DESCRIPTION OF THE TASK
Using the records below, quote only the span that opens with the line containing "Write a Python" and closes with the line containing "130, 140, 150]", exactly and inclusively.

GIVEN DATA
----------------------------------------

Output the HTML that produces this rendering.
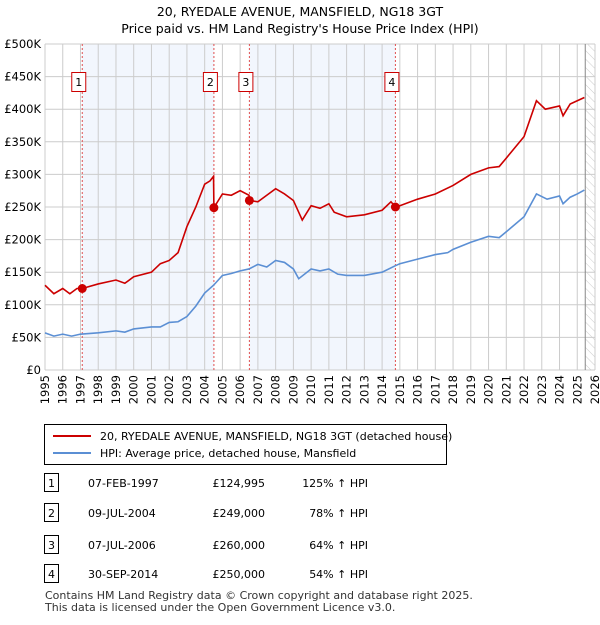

----------------------------------------

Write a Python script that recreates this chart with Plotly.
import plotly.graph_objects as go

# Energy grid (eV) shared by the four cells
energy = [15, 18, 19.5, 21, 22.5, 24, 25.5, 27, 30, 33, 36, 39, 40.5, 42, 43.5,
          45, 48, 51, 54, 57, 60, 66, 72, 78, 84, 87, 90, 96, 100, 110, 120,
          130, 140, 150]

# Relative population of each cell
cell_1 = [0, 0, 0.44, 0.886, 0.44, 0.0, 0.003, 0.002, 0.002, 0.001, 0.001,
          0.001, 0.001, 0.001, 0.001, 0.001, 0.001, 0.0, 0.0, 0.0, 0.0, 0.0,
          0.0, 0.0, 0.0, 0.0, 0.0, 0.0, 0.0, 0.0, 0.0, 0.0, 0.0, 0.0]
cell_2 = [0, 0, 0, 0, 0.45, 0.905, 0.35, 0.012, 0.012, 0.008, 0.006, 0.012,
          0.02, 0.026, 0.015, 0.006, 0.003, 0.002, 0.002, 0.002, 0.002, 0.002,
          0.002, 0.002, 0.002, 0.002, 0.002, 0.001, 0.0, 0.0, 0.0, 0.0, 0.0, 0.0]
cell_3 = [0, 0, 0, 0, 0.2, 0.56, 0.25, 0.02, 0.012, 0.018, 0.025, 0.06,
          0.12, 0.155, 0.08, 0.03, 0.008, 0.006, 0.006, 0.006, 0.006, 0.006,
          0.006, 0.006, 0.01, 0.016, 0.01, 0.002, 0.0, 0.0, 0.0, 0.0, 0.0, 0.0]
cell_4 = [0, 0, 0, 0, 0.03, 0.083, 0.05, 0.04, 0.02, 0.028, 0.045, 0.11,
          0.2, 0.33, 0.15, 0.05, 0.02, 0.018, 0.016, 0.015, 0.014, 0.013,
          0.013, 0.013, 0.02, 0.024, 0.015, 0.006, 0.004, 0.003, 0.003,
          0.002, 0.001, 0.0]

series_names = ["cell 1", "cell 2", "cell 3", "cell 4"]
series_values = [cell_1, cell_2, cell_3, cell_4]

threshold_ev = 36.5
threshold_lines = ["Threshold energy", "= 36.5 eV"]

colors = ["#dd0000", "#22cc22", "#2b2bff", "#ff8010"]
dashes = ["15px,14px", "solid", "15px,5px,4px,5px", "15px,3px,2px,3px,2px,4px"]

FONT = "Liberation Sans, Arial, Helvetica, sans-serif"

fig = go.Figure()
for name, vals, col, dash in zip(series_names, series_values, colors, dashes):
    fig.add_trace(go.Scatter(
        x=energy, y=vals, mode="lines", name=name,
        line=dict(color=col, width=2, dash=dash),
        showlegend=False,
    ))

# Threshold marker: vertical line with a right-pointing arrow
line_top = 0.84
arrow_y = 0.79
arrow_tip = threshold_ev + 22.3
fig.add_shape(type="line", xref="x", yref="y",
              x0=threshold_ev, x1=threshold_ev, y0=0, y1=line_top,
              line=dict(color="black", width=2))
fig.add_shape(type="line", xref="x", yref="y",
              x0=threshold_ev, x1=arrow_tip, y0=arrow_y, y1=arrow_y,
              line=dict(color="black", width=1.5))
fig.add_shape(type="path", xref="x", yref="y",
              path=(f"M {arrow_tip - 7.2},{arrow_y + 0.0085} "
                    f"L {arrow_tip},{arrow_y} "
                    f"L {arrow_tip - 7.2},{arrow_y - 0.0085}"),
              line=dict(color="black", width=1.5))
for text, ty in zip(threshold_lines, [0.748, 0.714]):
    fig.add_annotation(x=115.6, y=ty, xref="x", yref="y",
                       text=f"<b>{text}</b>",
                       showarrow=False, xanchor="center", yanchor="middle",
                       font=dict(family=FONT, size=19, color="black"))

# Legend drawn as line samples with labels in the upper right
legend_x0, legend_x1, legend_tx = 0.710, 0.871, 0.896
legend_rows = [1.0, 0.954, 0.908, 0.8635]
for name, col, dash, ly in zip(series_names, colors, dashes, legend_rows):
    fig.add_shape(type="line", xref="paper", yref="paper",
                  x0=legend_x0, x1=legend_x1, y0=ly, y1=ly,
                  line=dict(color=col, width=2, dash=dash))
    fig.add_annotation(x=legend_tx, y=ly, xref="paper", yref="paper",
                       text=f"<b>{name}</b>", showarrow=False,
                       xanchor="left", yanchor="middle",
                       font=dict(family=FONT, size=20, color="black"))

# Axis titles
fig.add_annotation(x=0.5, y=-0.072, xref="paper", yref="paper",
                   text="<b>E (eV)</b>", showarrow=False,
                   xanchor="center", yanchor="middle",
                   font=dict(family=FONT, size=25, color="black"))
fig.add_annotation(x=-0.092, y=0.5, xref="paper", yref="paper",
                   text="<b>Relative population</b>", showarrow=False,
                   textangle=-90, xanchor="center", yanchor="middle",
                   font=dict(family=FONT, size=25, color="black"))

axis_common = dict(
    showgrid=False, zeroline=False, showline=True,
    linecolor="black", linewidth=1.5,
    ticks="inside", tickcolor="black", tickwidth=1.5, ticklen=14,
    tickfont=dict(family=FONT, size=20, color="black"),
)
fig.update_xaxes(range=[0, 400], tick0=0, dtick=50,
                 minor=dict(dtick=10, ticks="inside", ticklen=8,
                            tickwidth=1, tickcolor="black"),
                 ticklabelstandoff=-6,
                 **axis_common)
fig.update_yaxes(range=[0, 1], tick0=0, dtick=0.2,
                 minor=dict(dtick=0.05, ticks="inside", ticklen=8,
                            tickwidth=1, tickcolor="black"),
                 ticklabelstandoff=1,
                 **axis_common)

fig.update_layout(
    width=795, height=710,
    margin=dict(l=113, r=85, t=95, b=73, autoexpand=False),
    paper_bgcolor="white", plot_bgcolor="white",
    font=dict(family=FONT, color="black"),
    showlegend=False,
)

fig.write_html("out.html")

----------------------------------------

ANSWER TO THIS PROBLEM
Write a Python script that recreates this chart with Plotly.
import plotly.graph_objects as go

# Energy grid (eV) shared by the four cells
energy = [15, 18, 19.5, 21, 22.5, 24, 25.5, 27, 30, 33, 36, 39, 40.5, 42, 43.5,
          45, 48, 51, 54, 57, 60, 66, 72, 78, 84, 87, 90, 96, 100, 110, 120,
          130, 140, 150]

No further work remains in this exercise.